A linear function which has a slope of $- \frac{4}{3} $ is intersects with
the parabola $y^2 = 8x$ at two points, $A$ and $B$. Prove that the tangent to the parabola at the point of $A$ and the tangent to the parabola at the point of $B$ are perpendicular.
EDIT1
Suggested (Narasimham)
INSTEAD OF
A linear function which has a slope of $- \frac{4}{3} $ is intersects with
SUBSTTUTE
*A straight line of slope $-\frac43 $ and passing through focus $ F \, (2,0)$ intersects *
My attempts: I've expressed the points in this way $$ A(\frac{a^2}{8},a) $$ $$B(\frac{b^2}{8},b)$$
Substituted them in the slope formula: $$m = \frac{y_1 - y_2}{x_1-x_2}$$ And equated it to the slope of the linear function from the beginning (-4/3).
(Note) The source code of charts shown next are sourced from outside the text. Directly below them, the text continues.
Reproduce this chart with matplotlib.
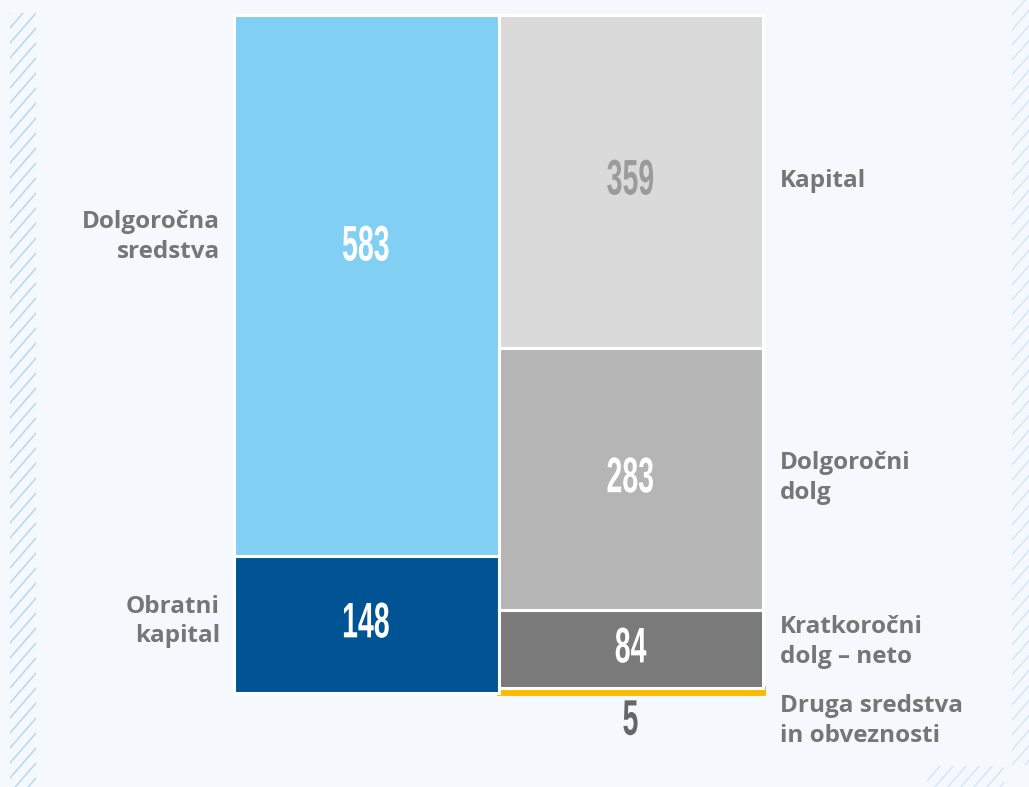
import matplotlib
matplotlib.use("Agg")
import matplotlib.pyplot as plt
from matplotlib.lines import Line2D
from matplotlib.patches import Rectangle
from matplotlib.patheffects import AbstractPathEffect
from matplotlib.transforms import Affine2D
import numpy as np

# ---- data ----
left_labels = ["Obratni\nkapital", "Dolgoročna\nsredstva"]
left_values = [148, 583]
left_colors = ["#005494", "#82cff4"]
left_text_colors = ["#ffffff", "#ffffff"]

right_labels = ["Druga sredstva\nin obveznosti", "Kratkoročni\ndolg – neto", "Dolgoročni\ndolg", "Kapital"]
right_values = [5, 84, 283, 359]
right_colors = ["#fbba00", "#7a7a7a", "#b5b5b5", "#dadada"]
right_text_colors = ["#666666", "#ffffff", "#ffffff", "#9b9b9b"]

BG = "#f5f9fe"
W, H = 1029, 787
fig = plt.figure(figsize=(W / 100, H / 100), dpi=100, facecolor=BG)


class Condense(AbstractPathEffect):
    """Draw text horizontally condensed about its own centre."""
    def __init__(self, sx=0.6, sy=1.0):
        super().__init__()
        self.sx, self.sy = sx, sy

    def draw_path(self, renderer, gc, tpath, affine, rgbFace=None):
        v = tpath.vertices
        if len(v):
            cx = (v[:, 0].min() + v[:, 0].max()) / 2
            cy = (v[:, 1].min() + v[:, 1].max()) / 2
        else:
            cx = cy = 0
        t = Affine2D().translate(-cx, -cy).scale(self.sx, self.sy).translate(cx, cy) + affine
        renderer.draw_path(gc, tpath, t, rgbFace)


# decorative hatch strips (figure pixel coords, y from top)
def hatch_strip(x0, y0, x1, y1, color, step=15, slope=1.15):
    rect = Rectangle((x0 / W, 1 - y1 / H), (x1 - x0) / W, (y1 - y0) / H,
                     transform=fig.transFigure, facecolor="none", edgecolor="none")
    fig.add_artist(rect)
    w = x1 - x0
    for c in np.arange(y0 - w * slope - step, y1 + step, step):
        ln = Line2D([x0 / W, x1 / W], [1 - (c + w * slope) / H, 1 - c / H],
                    transform=fig.transFigure, color=color, lw=1.0)
        ln.set_clip_path(rect)
        fig.add_artist(ln)

hatch_strip(10, 13, 36, 787, "#aed5f5")
hatch_strip(1012, 0, 1029, 765, "#d0e5f8")
hatch_strip(927, 766, 1004, 787, "#d0e5f8")

ax = fig.add_axes([234 / W, (H - 693) / H, (763 - 234) / W, (693 - 15) / H])
ax.set_facecolor("none")
ax.set_xlim(0, 2)
ax.set_ylim(0, sum(left_values))
ax.axis("off")

num_font = dict(family=["Liberation Sans", "DejaVu Sans"], fontweight="bold",
                fontsize=36, path_effects=[Condense(0.57, 1.0)])
lab_font = dict(family=["Open Sans", "DejaVu Sans"], fontweight="bold",
                fontsize=17.5, color="#767676", linespacing=1.32)

# left stack
bottom = 0
num_pos_left = [0.5, 0.57]
lab_off_left = [3, 52]
for val, col, tc, lab, npf, lo in zip(left_values, left_colors, left_text_colors,
                                        left_labels, num_pos_left, lab_off_left):
    ax.bar(0.5, val, width=1, bottom=bottom, color=col, edgecolor="white", linewidth=2.2,
           zorder=2, clip_on=False)
    ax.text(0.5, bottom + val * npf, str(val), ha="center", va="center", color=tc, zorder=5, **num_font)
    ax.text(-0.053, bottom + val / 2 + lo, lab, ha="right", va="center", clip_on=False, **lab_font)
    bottom += val

# right stack
bottom = 0
lab_off_right = [0, 8, 1, 0]
for val, col, tc, lab, lo in zip(right_values, right_colors, right_text_colors,
                                   right_labels, lab_off_right):
    if val < 20:
        ax.bar(1.5, val, width=1, bottom=bottom, color=col, edgecolor=col, linewidth=3.5,
               zorder=1, clip_on=False)
        ax.text(1.5, bottom - 31, str(val), ha="center", va="center", color=tc, clip_on=False, zorder=5, **num_font)
        ax.text(2.064, bottom - 30, lab, ha="left", va="center", clip_on=False, **lab_font)
    else:
        ax.bar(1.5, val, width=1, bottom=bottom, color=col, edgecolor="white", linewidth=2.2,
               zorder=2, clip_on=False)
        ax.text(1.5, bottom + val / 2, str(val), ha="center", va="center", color=tc, zorder=5, **num_font)
        ax.text(2.064, bottom + val / 2 + lo, lab, ha="left", va="center", clip_on=False, **lab_font)
    bottom += val

fig.savefig("out.png", dpi=100, facecolor=BG)
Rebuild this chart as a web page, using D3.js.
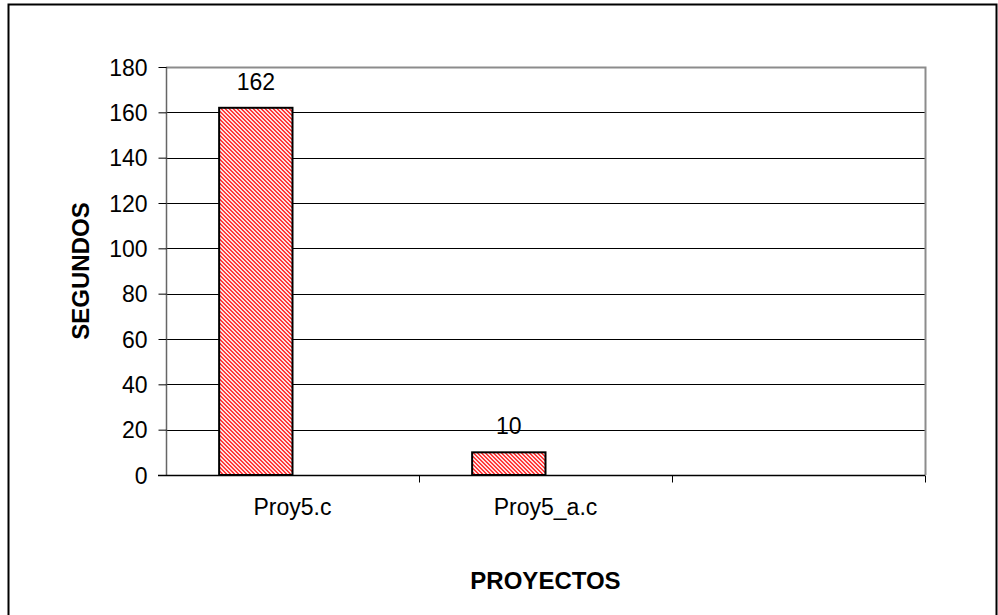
<!DOCTYPE html>
<html>
<head>
<meta charset="utf-8">
<script src="https://cdn.jsdelivr.net/npm/d3@7"></script>
<style>
  html, body { margin: 0; padding: 0; background: #fff; }
  svg { display: block; font-family: "Liberation Sans", Arial, sans-serif; }
</style>
</head>
<body>
<svg id="chart" width="998" height="615"></svg>
<script>
// Execution time per project
const categories = ["Proy5.c", "Proy5_a.c", ""];
const seconds = [162, 10, null];
const yTicks = [0, 20, 40, 60, 80, 100, 120, 140, 160, 180];
const yTitle = "SEGUNDOS";
const xTitle = "PROYECTOS";

const FONT = "Liberation Sans, Arial, sans-serif";
const svg = d3.select("#chart");
const plot = { left: 166, top: 67, right: 925, bottom: 475 };

// hatched fill for the bars
const defs = svg.append("defs");
const pat = defs.append("pattern")
  .attr("id", "hatch").attr("patternUnits", "userSpaceOnUse")
  .attr("width", 4).attr("height", 4);
pat.append("rect").attr("width", 4).attr("height", 4).attr("fill", "#ffe0e0");
for (let px = 0; px < 4; px++) {
  for (let py = 0; py < 4; py++) {
    if (((px - py + 4) % 4) < 2) {
      pat.append("rect").attr("x", px).attr("y", py).attr("width", 1).attr("height", 1).attr("fill", "#ff3a3a");
    }
  }
}

// outer frame
svg.append("rect")
  .attr("x", 8.5).attr("y", 4.5).attr("width", 988).attr("height", 640)
  .attr("fill", "none").attr("stroke", "#000").attr("stroke-width", 2);

const x = d3.scaleBand().domain(d3.range(categories.length))
  .range([plot.left, plot.right]).paddingInner(0).paddingOuter(0);
const y = d3.scaleLinear().domain([0, 180]).range([plot.bottom, plot.top]);

// gridlines
svg.append("g").selectAll("line").data(yTicks.filter(t => t > 0 && t < 180)).join("line")
  .attr("x1", plot.left).attr("x2", plot.right)
  .attr("y1", d => Math.round(y(d)) + 0.5).attr("y2", d => Math.round(y(d)) + 0.5)
  .attr("stroke", "#000").attr("stroke-width", 1);

// plot-area border (top and right)
svg.append("path")
  .attr("d", `M${plot.left},${plot.top + 0.5}H${plot.right + 0.5}V${plot.bottom}`)
  .attr("fill", "none").attr("stroke", "#8c8c8c").attr("stroke-width", 2);

// y axis
const yAxis = d3.axisLeft(y).tickValues(yTicks).tickSize(8).tickPadding(11);
const gy = svg.append("g").attr("transform", `translate(${plot.left + 0.5},0)`).call(yAxis);
gy.attr("font-size", null).attr("font-family", null);
gy.select(".domain").attr("stroke", "#666").attr("stroke-width", 1.5).attr("d", `M0,${plot.top}V${plot.bottom}`);
gy.selectAll(".tick line").attr("stroke", "#000");
gy.selectAll(".tick text").attr("font-size", 23).attr("fill", "#000")
  .attr("font-family", FONT).attr("dy", "0.35em");

// x axis
const xAxis = d3.axisBottom(x).tickFormat(i => categories[i]).tickSize(0).tickPadding(0);
const gx = svg.append("g").attr("transform", `translate(0,${plot.bottom + 0.5})`).call(xAxis);
gx.attr("font-size", null).attr("font-family", null);
gx.select(".domain").attr("stroke", "#000").attr("stroke-width", 1.5).attr("d", `M${plot.left - 8},0H${plot.right}`);
gx.selectAll(".tick text").attr("font-size", 23).attr("fill", "#000")
  .attr("font-family", FONT).attr("dy", null).attr("y", 39);
// category separators
gx.append("g").selectAll("line").data(d3.range(1, categories.length + 1)).join("line")
  .attr("x1", i => Math.round(plot.left + i * x.bandwidth()) + 0.5)
  .attr("x2", i => Math.round(plot.left + i * x.bandwidth()) + 0.5)
  .attr("y1", 0).attr("y2", 7).attr("stroke", "#000");

// bars (first of two slots in each band)
const barW = x.bandwidth() * 0.29;
const gap = (x.bandwidth() - 2 * barW) / 2;
const bars = categories.map((c, i) => ({ i, v: seconds[i] })).filter(d => d.v != null);
svg.append("g").selectAll("rect").data(bars).join("rect")
  .attr("x", d => x(d.i) + gap)
  .attr("y", d => y(d.v))
  .attr("width", barW)
  .attr("height", d => y(0) - y(d.v))
  .attr("fill", "url(#hatch)")
  .attr("stroke", "#000").attr("stroke-width", 2);

// value labels
svg.append("g").selectAll("text").data(bars).join("text")
  .attr("x", d => x(d.i) + gap + barW / 2)
  .attr("y", d => y(d.v) - 18)
  .attr("text-anchor", "middle")
  .attr("font-size", 23).attr("fill", "#000")
  .text(d => d.v);

// axis titles
svg.append("text")
  .attr("transform", `translate(89,${(plot.top + plot.bottom) / 2}) rotate(-90)`)
  .attr("text-anchor", "middle").attr("font-size", 24).attr("font-weight", "bold")
  .text(yTitle);
svg.append("text")
  .attr("x", (plot.left + plot.right) / 2).attr("y", 589)
  .attr("text-anchor", "middle").attr("font-size", 24).attr("font-weight", "bold")
  .text(xTitle);
</script>
</body>
</html>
Then tried to use the fact that the multiplication of slopes of perpendicular linear functions equals to -1. Yet nothing lead me to answer. Will be grateful for help, thanks in advance :)
Your problem statement is incorrect. Your proposition is true for tangents at either end of a straight line (A,B) through the focus only.
Points $A,B$ are found by intersection of
$$ y^2 = 8 x,\quad, \frac{y-0}{x-2} = -\frac43$$
Find tangent equations at $A,B$ and check that they are perpendicular.